What is needed. Your task is to copy every line of this material exactly.

Data shown.
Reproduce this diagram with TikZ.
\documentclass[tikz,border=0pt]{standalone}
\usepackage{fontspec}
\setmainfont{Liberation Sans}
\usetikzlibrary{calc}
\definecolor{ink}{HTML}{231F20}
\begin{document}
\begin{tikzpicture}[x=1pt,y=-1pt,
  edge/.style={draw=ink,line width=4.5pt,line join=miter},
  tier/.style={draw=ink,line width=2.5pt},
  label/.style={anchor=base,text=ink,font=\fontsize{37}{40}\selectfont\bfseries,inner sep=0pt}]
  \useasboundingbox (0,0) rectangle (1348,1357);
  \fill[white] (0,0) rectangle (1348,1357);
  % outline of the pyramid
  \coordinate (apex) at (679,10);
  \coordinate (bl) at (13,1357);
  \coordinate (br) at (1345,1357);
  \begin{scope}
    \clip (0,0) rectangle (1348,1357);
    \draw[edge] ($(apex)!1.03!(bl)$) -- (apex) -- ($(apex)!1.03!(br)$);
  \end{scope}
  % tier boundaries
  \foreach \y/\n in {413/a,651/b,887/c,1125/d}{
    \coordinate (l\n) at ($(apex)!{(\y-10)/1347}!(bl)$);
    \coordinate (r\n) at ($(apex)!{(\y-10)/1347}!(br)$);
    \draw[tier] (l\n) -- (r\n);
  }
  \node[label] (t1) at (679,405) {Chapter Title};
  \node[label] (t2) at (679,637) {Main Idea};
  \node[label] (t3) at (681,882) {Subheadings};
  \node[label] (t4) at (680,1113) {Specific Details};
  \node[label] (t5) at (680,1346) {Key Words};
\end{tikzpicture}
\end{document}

Complete output.
Reproduce this diagram with TikZ.
\documentclass[tikz,border=0pt]{standalone}
\usepackage{fontspec}
\setmainfont{Liberation Sans}
\usetikzlibrary{calc}
\definecolor{ink}{HTML}{231F20}
\begin{document}
\begin{tikzpicture}[x=1pt,y=-1pt,
  edge/.style={draw=ink,line width=4.5pt,line join=miter},
  tier/.style={draw=ink,line width=2.5pt},
  label/.style={anchor=base,text=ink,font=\fontsize{37}{40}\selectfont\bfseries,inner sep=0pt}]
  \useasboundingbox (0,0) rectangle (1348,1357);
  \fill[white] (0,0) rectangle (1348,1357);
  % outline of the pyramid
  \coordinate (apex) at (679,10);
  \coordinate (bl) at (13,1357);
  \coordinate (br) at (1345,1357);
  \begin{scope}
    \clip (0,0) rectangle (1348,1357);
    \draw[edge] ($(apex)!1.03!(bl)$) -- (apex) -- ($(apex)!1.03!(br)$);
  \end{scope}
  % tier boundaries
  \foreach \y/\n in {413/a,651/b,887/c,1125/d}{
    \coordinate (l\n) at ($(apex)!{(\y-10)/1347}!(bl)$);
    \coordinate (r\n) at ($(apex)!{(\y-10)/1347}!(br)$);
    \draw[tier] (l\n) -- (r\n);
  }
  \node[label] (t1) at (679,405) {Chapter Title};
  \node[label] (t2) at (679,637) {Main Idea};
  \node[label] (t3) at (681,882) {Subheadings};
  \node[label] (t4) at (680,1113) {Specific Details};
  \node[label] (t5) at (680,1346) {Key Words};
\end{tikzpicture}
\end{document}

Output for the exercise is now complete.